◆ Task details ◆
Copy each line of the data below with the word "this".

◆ Listing ◆

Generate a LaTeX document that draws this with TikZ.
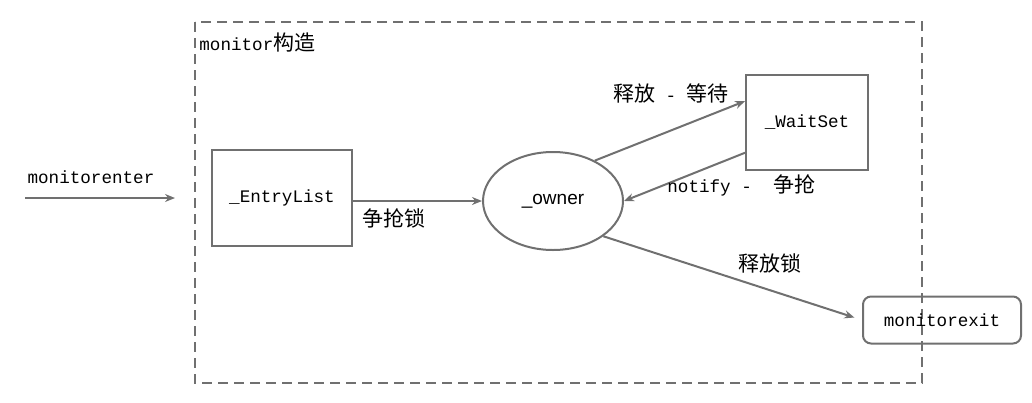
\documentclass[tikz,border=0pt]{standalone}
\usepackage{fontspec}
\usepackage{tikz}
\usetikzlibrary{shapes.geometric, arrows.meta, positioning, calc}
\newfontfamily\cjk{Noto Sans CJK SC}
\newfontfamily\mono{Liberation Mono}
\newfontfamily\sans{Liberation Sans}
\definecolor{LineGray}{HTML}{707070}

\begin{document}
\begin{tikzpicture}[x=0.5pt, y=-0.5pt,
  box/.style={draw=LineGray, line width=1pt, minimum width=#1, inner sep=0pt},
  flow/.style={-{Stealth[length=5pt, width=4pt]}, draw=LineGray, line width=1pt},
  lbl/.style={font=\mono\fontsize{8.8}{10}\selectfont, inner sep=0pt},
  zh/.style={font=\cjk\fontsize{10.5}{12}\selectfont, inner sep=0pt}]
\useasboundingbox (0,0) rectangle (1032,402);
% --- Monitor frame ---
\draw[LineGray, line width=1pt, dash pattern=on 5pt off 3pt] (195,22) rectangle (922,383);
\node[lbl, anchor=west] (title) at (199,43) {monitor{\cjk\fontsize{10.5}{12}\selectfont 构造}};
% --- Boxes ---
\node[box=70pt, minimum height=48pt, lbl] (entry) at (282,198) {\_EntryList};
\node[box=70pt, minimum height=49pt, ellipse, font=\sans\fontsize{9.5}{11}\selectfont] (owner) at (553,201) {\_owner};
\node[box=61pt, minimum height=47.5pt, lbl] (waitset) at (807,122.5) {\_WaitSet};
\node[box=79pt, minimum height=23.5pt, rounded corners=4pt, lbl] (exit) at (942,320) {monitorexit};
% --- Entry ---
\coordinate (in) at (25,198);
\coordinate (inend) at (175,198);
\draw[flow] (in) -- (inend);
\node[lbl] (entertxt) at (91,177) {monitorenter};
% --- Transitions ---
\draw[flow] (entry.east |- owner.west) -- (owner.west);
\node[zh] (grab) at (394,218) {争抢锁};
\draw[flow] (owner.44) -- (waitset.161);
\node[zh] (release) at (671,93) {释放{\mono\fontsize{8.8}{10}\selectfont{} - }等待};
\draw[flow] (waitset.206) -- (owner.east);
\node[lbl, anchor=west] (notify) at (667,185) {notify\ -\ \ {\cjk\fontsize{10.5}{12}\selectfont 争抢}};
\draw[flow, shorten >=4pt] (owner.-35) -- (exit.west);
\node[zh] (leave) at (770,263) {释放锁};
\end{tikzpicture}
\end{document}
--
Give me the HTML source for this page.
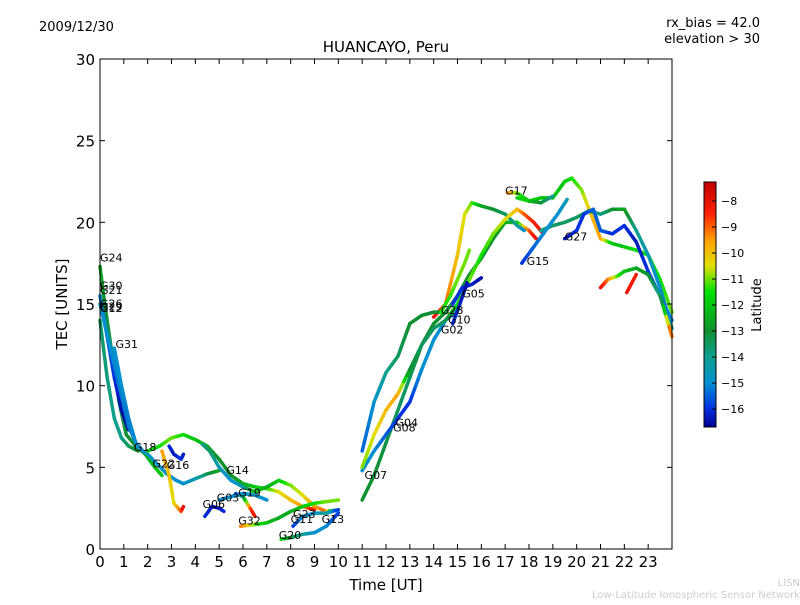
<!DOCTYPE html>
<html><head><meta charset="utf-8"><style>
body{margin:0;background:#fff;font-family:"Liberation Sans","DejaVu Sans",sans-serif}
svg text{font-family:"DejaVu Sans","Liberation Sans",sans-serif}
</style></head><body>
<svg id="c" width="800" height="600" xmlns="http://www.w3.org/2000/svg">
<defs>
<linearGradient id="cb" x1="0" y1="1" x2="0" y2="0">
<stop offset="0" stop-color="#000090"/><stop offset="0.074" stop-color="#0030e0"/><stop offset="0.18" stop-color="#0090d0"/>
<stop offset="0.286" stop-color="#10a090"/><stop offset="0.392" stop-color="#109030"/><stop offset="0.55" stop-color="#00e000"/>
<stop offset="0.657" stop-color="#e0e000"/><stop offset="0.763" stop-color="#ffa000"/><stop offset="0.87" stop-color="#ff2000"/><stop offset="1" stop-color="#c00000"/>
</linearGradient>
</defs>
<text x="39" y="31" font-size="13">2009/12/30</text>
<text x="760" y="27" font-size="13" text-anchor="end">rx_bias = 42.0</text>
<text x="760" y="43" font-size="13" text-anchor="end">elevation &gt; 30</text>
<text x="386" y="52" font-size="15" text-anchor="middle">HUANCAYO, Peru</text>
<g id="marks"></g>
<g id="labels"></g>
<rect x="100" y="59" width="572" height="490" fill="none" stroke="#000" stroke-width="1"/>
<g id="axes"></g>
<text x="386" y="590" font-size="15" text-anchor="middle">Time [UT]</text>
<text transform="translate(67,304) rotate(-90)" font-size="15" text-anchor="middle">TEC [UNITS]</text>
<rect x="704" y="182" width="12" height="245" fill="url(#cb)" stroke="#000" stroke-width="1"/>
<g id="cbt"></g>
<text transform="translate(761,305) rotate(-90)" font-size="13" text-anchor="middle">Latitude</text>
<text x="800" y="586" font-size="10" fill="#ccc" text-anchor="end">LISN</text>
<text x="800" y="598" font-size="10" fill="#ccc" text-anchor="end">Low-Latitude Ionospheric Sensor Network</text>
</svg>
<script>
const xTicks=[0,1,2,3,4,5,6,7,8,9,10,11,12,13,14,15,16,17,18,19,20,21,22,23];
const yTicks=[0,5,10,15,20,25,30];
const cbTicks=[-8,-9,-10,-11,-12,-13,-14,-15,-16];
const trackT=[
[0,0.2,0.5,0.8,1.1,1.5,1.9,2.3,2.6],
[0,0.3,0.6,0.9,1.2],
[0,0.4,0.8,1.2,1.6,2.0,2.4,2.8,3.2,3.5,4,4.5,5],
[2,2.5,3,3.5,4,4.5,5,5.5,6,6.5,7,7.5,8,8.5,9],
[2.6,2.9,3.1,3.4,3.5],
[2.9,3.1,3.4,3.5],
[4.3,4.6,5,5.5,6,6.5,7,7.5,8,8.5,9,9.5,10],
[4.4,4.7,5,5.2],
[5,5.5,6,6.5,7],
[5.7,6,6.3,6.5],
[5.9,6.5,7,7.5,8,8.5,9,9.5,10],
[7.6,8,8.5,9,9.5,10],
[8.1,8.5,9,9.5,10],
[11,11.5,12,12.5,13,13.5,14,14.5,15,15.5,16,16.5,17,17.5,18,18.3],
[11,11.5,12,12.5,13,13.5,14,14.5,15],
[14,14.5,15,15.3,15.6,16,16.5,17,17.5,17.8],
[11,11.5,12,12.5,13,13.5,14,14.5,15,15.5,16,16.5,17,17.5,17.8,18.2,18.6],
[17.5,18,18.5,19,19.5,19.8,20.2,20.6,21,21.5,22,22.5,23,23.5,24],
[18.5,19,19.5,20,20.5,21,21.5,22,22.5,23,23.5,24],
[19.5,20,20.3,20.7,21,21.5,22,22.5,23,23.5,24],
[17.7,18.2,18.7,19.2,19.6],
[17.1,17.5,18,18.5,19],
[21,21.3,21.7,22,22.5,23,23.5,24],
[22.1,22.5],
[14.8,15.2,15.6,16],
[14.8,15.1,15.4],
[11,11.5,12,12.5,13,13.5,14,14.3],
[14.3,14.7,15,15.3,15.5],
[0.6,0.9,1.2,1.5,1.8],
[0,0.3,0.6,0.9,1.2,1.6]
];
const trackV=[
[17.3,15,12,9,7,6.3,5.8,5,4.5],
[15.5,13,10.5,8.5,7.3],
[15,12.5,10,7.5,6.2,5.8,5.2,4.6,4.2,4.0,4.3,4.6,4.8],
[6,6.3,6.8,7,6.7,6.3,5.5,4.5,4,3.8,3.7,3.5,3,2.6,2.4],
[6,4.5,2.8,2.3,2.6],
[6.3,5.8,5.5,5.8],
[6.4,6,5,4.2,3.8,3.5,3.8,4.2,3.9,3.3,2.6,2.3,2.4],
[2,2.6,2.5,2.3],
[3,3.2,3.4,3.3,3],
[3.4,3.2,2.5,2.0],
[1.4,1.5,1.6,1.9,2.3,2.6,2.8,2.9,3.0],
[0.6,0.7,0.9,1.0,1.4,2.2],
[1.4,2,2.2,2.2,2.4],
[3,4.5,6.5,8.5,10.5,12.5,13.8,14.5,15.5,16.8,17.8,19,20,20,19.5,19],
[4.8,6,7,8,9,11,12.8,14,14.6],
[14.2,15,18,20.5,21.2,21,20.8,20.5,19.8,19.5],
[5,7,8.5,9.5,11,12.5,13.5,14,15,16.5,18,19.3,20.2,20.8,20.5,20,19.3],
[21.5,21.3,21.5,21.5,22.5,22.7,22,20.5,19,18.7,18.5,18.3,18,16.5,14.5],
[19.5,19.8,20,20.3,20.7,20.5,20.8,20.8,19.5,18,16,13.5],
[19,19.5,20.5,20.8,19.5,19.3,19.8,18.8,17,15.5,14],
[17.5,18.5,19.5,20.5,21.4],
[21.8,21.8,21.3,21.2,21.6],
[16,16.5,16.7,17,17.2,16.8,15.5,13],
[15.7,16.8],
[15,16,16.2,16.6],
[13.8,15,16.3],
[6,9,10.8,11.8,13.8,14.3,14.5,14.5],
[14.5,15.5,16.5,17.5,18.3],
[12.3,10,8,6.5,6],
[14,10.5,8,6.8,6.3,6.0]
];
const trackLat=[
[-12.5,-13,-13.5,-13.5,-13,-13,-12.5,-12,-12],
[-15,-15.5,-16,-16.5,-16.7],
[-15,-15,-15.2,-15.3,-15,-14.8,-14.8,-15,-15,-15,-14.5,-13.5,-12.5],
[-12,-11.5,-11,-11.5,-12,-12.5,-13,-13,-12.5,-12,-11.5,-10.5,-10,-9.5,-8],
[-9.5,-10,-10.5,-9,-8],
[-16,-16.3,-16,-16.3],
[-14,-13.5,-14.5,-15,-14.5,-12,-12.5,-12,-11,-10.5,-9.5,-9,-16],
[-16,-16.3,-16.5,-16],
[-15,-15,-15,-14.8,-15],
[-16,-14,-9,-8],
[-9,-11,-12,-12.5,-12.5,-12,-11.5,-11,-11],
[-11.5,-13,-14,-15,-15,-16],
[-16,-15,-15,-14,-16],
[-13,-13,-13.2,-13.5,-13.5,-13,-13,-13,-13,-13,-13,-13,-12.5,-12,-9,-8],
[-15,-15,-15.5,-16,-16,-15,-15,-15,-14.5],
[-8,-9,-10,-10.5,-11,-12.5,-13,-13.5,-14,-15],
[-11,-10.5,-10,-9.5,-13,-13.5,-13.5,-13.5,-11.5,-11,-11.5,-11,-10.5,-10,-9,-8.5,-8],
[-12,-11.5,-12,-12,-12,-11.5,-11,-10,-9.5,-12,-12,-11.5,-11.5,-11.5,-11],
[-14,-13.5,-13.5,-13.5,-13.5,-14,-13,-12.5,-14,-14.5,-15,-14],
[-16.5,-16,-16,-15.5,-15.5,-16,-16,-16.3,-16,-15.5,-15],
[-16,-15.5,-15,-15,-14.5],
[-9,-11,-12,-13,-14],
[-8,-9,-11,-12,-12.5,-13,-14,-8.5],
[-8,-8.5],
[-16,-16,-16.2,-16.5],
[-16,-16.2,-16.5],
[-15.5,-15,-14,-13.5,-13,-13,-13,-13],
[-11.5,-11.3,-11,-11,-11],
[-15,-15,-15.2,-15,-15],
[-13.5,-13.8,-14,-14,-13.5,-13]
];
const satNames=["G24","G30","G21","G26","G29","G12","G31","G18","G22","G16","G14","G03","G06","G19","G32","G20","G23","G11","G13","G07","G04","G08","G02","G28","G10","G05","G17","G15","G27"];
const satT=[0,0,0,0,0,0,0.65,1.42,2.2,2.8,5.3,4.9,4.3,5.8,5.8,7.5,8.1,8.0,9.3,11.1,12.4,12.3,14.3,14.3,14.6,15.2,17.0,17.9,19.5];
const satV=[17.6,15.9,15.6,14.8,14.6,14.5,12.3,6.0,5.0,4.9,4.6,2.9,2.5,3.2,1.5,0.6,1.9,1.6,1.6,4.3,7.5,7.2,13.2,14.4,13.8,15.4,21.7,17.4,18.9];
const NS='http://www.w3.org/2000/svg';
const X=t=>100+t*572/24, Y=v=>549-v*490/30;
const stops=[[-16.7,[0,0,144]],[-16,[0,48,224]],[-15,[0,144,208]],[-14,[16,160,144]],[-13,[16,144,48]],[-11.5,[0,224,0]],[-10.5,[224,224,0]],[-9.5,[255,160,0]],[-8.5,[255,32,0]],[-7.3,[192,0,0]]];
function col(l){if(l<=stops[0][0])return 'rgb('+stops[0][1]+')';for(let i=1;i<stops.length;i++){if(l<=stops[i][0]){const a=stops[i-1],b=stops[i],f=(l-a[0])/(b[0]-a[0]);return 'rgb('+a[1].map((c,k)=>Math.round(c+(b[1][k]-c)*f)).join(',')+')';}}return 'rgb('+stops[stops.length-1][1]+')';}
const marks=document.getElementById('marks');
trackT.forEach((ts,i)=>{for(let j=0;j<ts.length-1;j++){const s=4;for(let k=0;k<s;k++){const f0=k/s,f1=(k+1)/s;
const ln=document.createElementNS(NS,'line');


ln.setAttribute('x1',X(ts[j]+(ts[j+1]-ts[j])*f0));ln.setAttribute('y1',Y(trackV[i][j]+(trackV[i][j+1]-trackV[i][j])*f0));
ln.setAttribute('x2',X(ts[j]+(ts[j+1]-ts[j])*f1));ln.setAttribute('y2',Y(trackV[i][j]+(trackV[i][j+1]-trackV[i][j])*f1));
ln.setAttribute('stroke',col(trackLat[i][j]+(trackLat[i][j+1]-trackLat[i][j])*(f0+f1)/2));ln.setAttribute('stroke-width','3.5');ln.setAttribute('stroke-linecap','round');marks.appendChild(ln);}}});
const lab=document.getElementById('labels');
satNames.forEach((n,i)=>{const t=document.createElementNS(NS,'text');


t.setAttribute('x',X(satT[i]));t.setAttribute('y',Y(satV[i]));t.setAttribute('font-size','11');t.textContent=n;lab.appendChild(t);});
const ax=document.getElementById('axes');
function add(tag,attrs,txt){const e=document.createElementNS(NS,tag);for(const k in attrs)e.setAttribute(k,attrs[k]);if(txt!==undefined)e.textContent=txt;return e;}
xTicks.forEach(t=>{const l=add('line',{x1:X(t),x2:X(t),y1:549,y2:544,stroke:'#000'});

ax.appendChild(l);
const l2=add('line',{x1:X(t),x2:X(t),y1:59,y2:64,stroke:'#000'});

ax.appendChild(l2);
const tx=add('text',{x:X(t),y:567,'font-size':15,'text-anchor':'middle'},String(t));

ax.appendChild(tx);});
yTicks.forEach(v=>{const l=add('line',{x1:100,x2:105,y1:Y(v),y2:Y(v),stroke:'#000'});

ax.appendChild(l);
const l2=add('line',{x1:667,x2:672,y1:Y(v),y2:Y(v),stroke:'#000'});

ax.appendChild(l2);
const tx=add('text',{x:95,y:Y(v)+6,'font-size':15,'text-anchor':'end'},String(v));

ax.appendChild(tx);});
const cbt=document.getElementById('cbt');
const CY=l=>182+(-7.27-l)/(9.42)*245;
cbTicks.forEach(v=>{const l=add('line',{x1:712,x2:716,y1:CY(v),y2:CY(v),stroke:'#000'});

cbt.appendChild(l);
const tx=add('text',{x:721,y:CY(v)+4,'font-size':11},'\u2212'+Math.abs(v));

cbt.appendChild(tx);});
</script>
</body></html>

◆ Reply ◆
Generate a LaTeX document that draws this with TikZ.
Give me the HTML source for this page.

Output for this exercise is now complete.